Text mining and analytics were conducted on a dataset of scraped Reliefweb.int (RW) articles on Ukraine. Articles were limited to the year 2022 and the English language. A total of 3,895 documents were scraped, tokenised and all stop words (the, a, we, can) were removed.
As can be seen from the scatterplot above, the types of actor – UN, NGOs, donors – are indicated by the colour of each circle. On the x-axis is the number of documents produced that year by each agency/contributor to reliefweb in 2022 (on a log scale). The y-axis shows th number of sectors/themes each agency contributed to. The number of documents produced is also shown by the size of each circle.
Let us take a look at the most common word pairs inside the text of the scraped articles. Only more common word pairs have been included and the thickness of the line between them indicates the number of times this pair appears in the corpus. The results are not unanticipated.

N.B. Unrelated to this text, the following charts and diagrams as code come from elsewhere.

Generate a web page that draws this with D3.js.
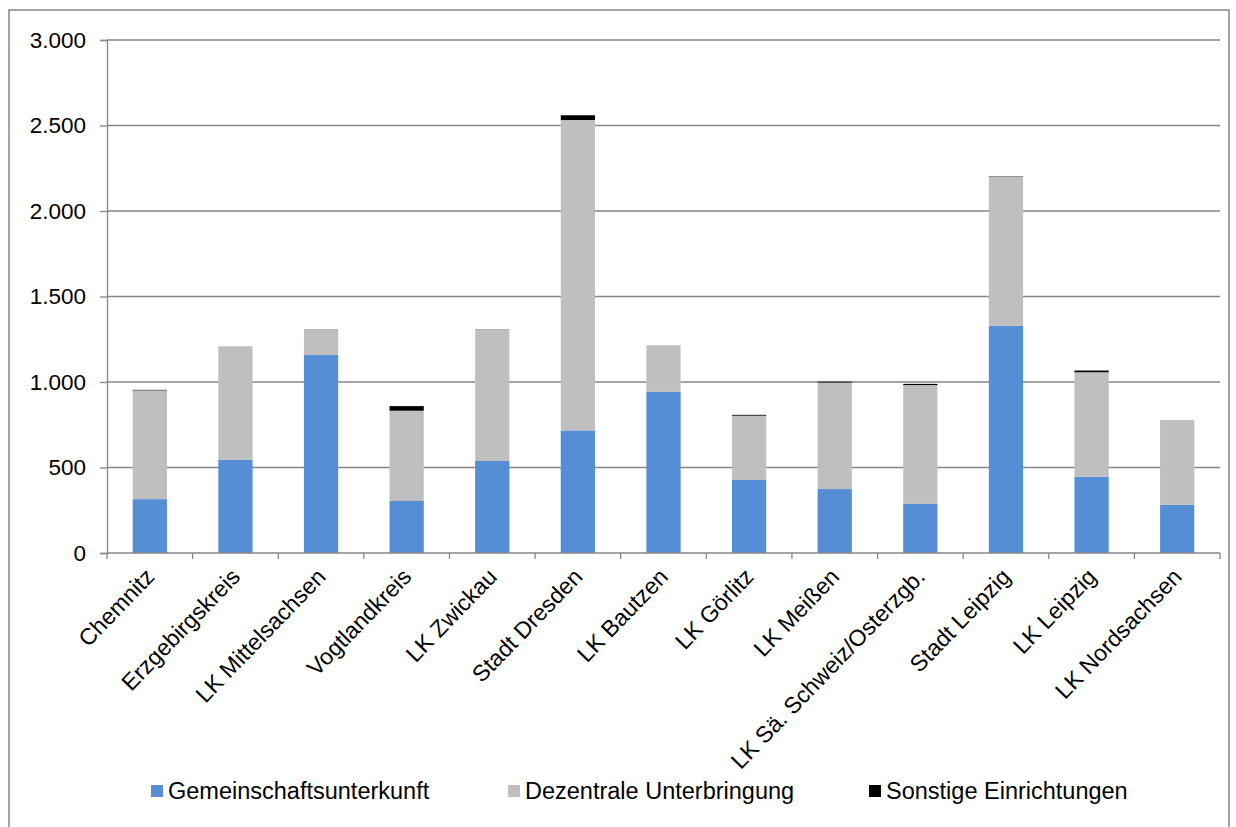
<!DOCTYPE html>
<html>
<head>
<meta charset="utf-8">
<script src="https://cdn.jsdelivr.net/npm/d3@7"></script>
<style>
    body { margin: 0; background: #fff; }
    text { font-family: Arial, "Liberation Sans", sans-serif; fill: #000; }
</style>
</head>
<body>
<svg id="chart" width="1236" height="827"></svg>
<script>
    // Data
    const categories = ['Chemnitz', 'Erzgebirgskreis', 'LK Mittelsachsen', 'Vogtlandkreis', 'LK Zwickau',
        'Stadt Dresden', 'LK Bautzen', 'LK Görlitz', 'LK Meißen', 'LK Sä. Schweiz/Osterzgb.',
        'Stadt Leipzig', 'LK Leipzig', 'LK Nordsachsen'];
    const gemeinschaft = [315, 545, 1158, 304, 538, 717, 942, 427, 374, 287, 1329, 446, 281];
    const dezentral = [636, 660, 152, 528, 770, 1815, 273, 376, 623, 695, 873, 611, 497];
    const sonstige = [3, 1, 0, 27, 1, 28, 0, 5, 5, 7, 2, 10, 0];
    const seriesNames = ['Gemeinschaftsunterkunft', 'Dezentrale Unterbringung', 'Sonstige Einrichtungen'];
    const seriesColors = ['#558ED5', '#BFBFBF', '#000000'];
    const yTicks = [0, 500, 1000, 1500, 2000, 2500, 3000];

    const FONT_SIZE_Y = '22.5px';
    const FONT_SIZE_X = '23px';
    const FONT_SIZE_LEGEND = '23.5px';

    const svg = d3.select('#chart');
    const margin = { left: 107, top: 40, right: 1220, bottom: 553 };

    // Frame
    svg.append('rect')
        .attr('x', 9).attr('y', 10)
        .attr('width', 1220).attr('height', 830)
        .attr('fill', '#fff')
        .attr('stroke', '#868686').attr('stroke-width', 1.5);

    const x = d3.scaleBand()
        .domain(categories)
        .range([margin.left, margin.right])
        .paddingInner(0.6).paddingOuter(0.3);
    const xOuter = d3.scaleBand().domain(categories).range([margin.left, margin.right]);
    const y = d3.scaleLinear().domain([0, 3000]).range([margin.bottom, margin.top]);

    // Grid lines
    svg.append('g')
        .selectAll('line')
        .data(yTicks.slice(1))
        .enter().append('line')
            .attr('x1', margin.left).attr('x2', margin.right)
            .attr('y1', (d) => y(d)).attr('y2', (d) => y(d))
            .attr('stroke', '#868686').attr('stroke-width', 1.3);

    // Y axis
    const yAxis = svg.append('g')
        .attr('transform', 'translate(' + margin.left + ',0)')
        .call(d3.axisLeft(y).tickValues(yTicks).tickSize(7).tickPadding(14)
            .tickFormat((d) => d3.format(',')(d).replace(/,/g, '.')));
    yAxis.select('.domain').attr('stroke', '#868686').attr('stroke-width', 1.3);
    yAxis.selectAll('.tick line').attr('stroke', '#868686').attr('stroke-width', 1.3);
    yAxis.selectAll('.tick text').style('font-size', FONT_SIZE_Y).attr('fill', '#000');

    // Stacked bars
    const rows = categories.map((c, i) => ({ cat: c, g: gemeinschaft[i], d: dezentral[i], s: sonstige[i] }));
    const stack = d3.stack().keys(['g', 'd', 's'])(rows);
    svg.append('g')
        .selectAll('g')
        .data(stack)
        .enter().append('g')
            .attr('fill', (s, i) => seriesColors[i])
            .selectAll('rect')
            .data((s) => s)
            .enter().append('rect')
                .attr('x', (d) => x(d.data.cat))
                .attr('width', x.bandwidth())
                .attr('y', (d) => y(d[1]))
                .attr('height', (d) => y(d[0]) - y(d[1]));

    // X axis
    const xAxisG = svg.append('g');
    xAxisG.append('line')
        .attr('x1', margin.left).attr('x2', margin.right)
        .attr('y1', margin.bottom).attr('y2', margin.bottom)
        .attr('stroke', '#868686').attr('stroke-width', 1.3);
    xAxisG.selectAll('.xtick')
        .data(categories.concat(['end']))
        .enter().append('line')
            .attr('class', 'xtick')
            .attr('x1', (d, i) => margin.left + i * xOuter.step())
            .attr('x2', (d, i) => margin.left + i * xOuter.step())
            .attr('y1', margin.bottom).attr('y2', margin.bottom + 6)
            .attr('stroke', '#868686').attr('stroke-width', 1.3);
    xAxisG.selectAll('text')
        .data(categories)
        .enter().append('text')
            .attr('transform', (d) => 'translate(' + (x(d) + x.bandwidth() / 2 + 6) + ',' + (margin.bottom + 25) + ') rotate(-46)')
            .attr('text-anchor', 'end')
            .style('font-size', FONT_SIZE_X)
            .text((d) => d);

    // Legend
    const legendX = [151, 508, 869];
    const legend = svg.append('g')
        .selectAll('g')
        .data(seriesNames)
        .enter().append('g')
            .attr('transform', (d, i) => 'translate(' + legendX[i] + ',791)');
    legend.append('rect')
        .attr('x', 0).attr('y', -6)
        .attr('width', 12).attr('height', 12)
        .attr('fill', (d, i) => seriesColors[i]);
    legend.append('text')
        .attr('x', 17).attr('dy', '0.35em')
        .style('font-size', FONT_SIZE_LEGEND)
        .text((d) => d);
</script>
</body>
</html>
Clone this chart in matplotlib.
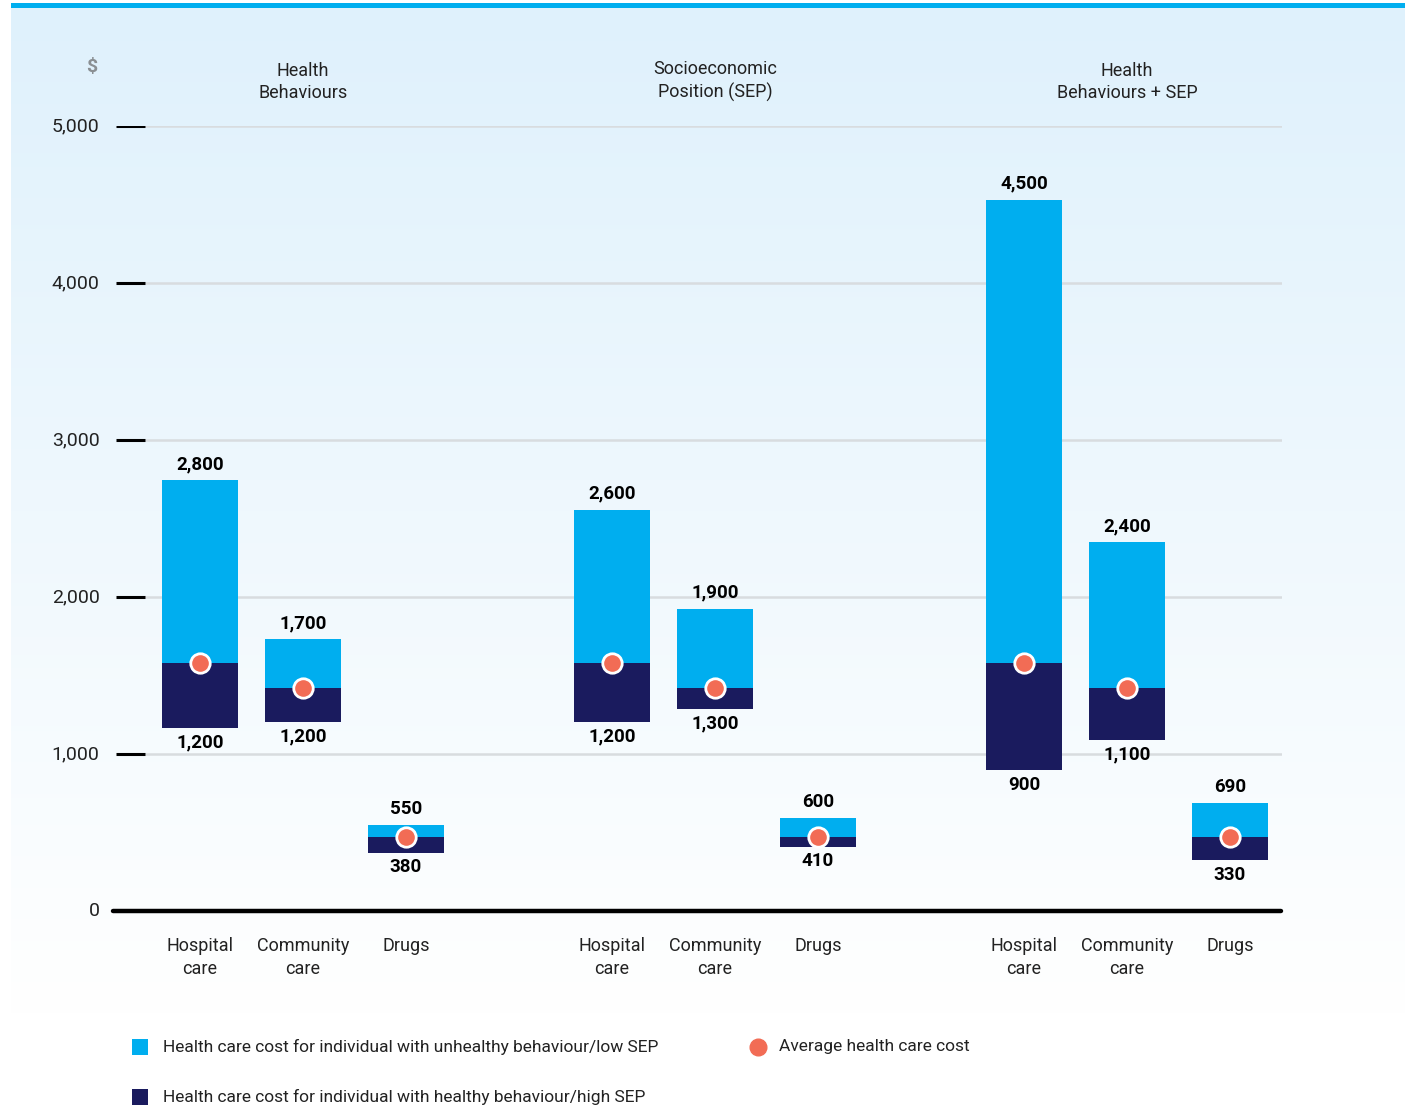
import numpy as np
import matplotlib
matplotlib.use("Agg")
import matplotlib.pyplot as plt
from matplotlib.patches import Rectangle

plt.rcParams['font.family'] = ['Roboto', 'DejaVu Sans']

# DATA
groups = ["Health\nBehaviours", "Socioeconomic\nPosition (SEP)", "Health\nBehaviours + SEP"]
categories = ["Hospital\ncare", "Community\ncare", "Drugs"]
# cost for individual with unhealthy behaviour / low SEP (top of bar)
high = [2745, 1730, 548, 2555, 1925, 592, 4530, 2350, 688]
high_labels = ["2,800", "1,700", "550", "2,600", "1,900", "600", "4,500", "2,400", "690"]
# cost for individual with healthy behaviour / high SEP (bottom of bar)
low = [1166, 1204, 370, 1204, 1287, 408, 898, 1090, 325]
low_labels = ["1,200", "1,200", "380", "1,200", "1,300", "410", "900", "1,100", "330"]
# average health care cost
avg = [1580, 1420, 470, 1580, 1420, 470, 1580, 1420, 470]
yticks = [0, 1000, 2000, 3000, 4000, 5000]

LIGHT = "#00aeef"
DARK = "#1a1b5e"
DOT = "#f26c55"

W, H = 1408, 1110
fig = plt.figure(figsize=(W / 100, H / 100), dpi=100)

# background panel with gradient
bg = fig.add_axes([0, 0, 1, 1], zorder=0)
bg.set_xlim(0, W)
bg.set_ylim(H, 0)
bg.axis("off")
top_col = np.array([0xdf, 0xf1, 0xfc]) / 255
grad = np.linspace(0, 1, 256)[:, None]
img = top_col[None, None, :] * (1 - grad[..., None]) + np.ones(3)[None, None, :] * grad[..., None]
img = np.repeat(img, 2, axis=1)
bg.imshow(img, extent=[11, 1405, 1015, 8], aspect="auto", interpolation="bilinear")
bg.add_patch(Rectangle((11, 3), 1394, 5, color=LIGHT, lw=0))

# main axes
x0, x1 = 112, 1282
ytop, ybot = 126, 911
ax = fig.add_axes([x0 / W, (H - ybot) / H, (x1 - x0) / W, (ybot - ytop) / H], zorder=1)
ax.patch.set_alpha(0)
xmin, xmax = -0.854, 10.505
ax.set_xlim(xmin, xmax)
ax.set_ylim(0, 5000)
for s in ax.spines.values():
    s.set_visible(False)
ax.set_xticks([])
ax.set_yticks([])

pos = [g * 4 + c for g in range(3) for c in range(3)]
grid_start = -0.534
for v in yticks[1:]:
    ax.plot([grid_start, xmax], [v, v], color="#d8dcdf", lw=1.8, zorder=1, solid_capstyle="butt")
    ax.plot([-0.816, grid_start], [v, v], color="black", lw=2.2, zorder=2, solid_capstyle="butt")
for v in yticks:
    ax.text(-0.975, v, f"{v:,}", ha="right", va="center", fontsize=14, color="#222222")
ax.plot([xmin + 0.01, xmax - 0.01], [0, 0], color="black", lw=3.2, solid_capstyle="round",
        zorder=3, clip_on=False)

bw = 0.73
for i, p in enumerate(pos):
    ax.bar(p, avg[i] - low[i], bottom=low[i], width=bw, color=DARK, zorder=4)
    ax.bar(p, high[i] - avg[i], bottom=avg[i], width=bw, color=LIGHT, zorder=4)
    ax.plot(p, avg[i], "o", ms=14, mfc=DOT, mec="white", mew=2, zorder=5)
    ax.annotate(high_labels[i], (p, high[i]), xytext=(0, 5), textcoords="offset points",
                ha="center", va="bottom", fontsize=13.5, fontweight="bold")
    ax.annotate(low_labels[i], (p, low[i]), xytext=(0, -4), textcoords="offset points",
                ha="center", va="top", fontsize=13.5, fontweight="bold")
    ax.annotate(categories[i % 3], (p, 0), xytext=(0, -19), textcoords="offset points",
                ha="center", va="top", fontsize=13, color="#222222", linespacing=1.33)

for g in range(3):
    ax.annotate(groups[g], (g * 4 + 1, 5000), xytext=(0, 17), textcoords="offset points",
                ha="center", va="bottom", fontsize=13, color="#222222", linespacing=1.33)

fig.text(92 / W, 1 - 67 / H, "$", ha="center", va="center", fontsize=14,
         fontweight="bold", color="#8a8f93")

# legend
bg.add_patch(Rectangle((132, 1039), 16, 16, color=LIGHT, lw=0))
bg.add_patch(Rectangle((132, 1089), 16, 16, color=DARK, lw=0))
bg.plot(758, 1047, "o", ms=12, color=DOT)
bg.text(163, 1047, "Health care cost for individual with unhealthy behaviour/low SEP",
        ha="left", va="center", fontsize=12.5, color="#222222")
bg.text(163, 1097, "Health care cost for individual with healthy behaviour/high SEP",
        ha="left", va="center", fontsize=12.5, color="#222222")
bg.text(779, 1047, "Average health care cost", ha="left", va="center", fontsize=12.5,
        color="#222222")

fig.savefig("out.png", dpi=100)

If I knew nothing about the situation in Ukraine, from this graph, I
can glean that there is a war and a humanitarian response to it. I can
see sectors being mentioned (food, water, health, protection, education
– is shelter apart because the government is handling it?). I can also
see that there is displacement and refugees. The word
million shows up, as does scale.
Let us, finally, take a macro-view of the dataset and plot, in a bit more detail, the correlations between word pairs – bigrams – within the corpus. So that we may get a lay of the land, so to speak.
This network graph is not only much more complex, but it is also formed of word pairs – bigrams – as this tends to improve interpretability at the cost of sensitivity. However, now the main patterns in the RW corpus are visible. This is the lay of the land, so to speak.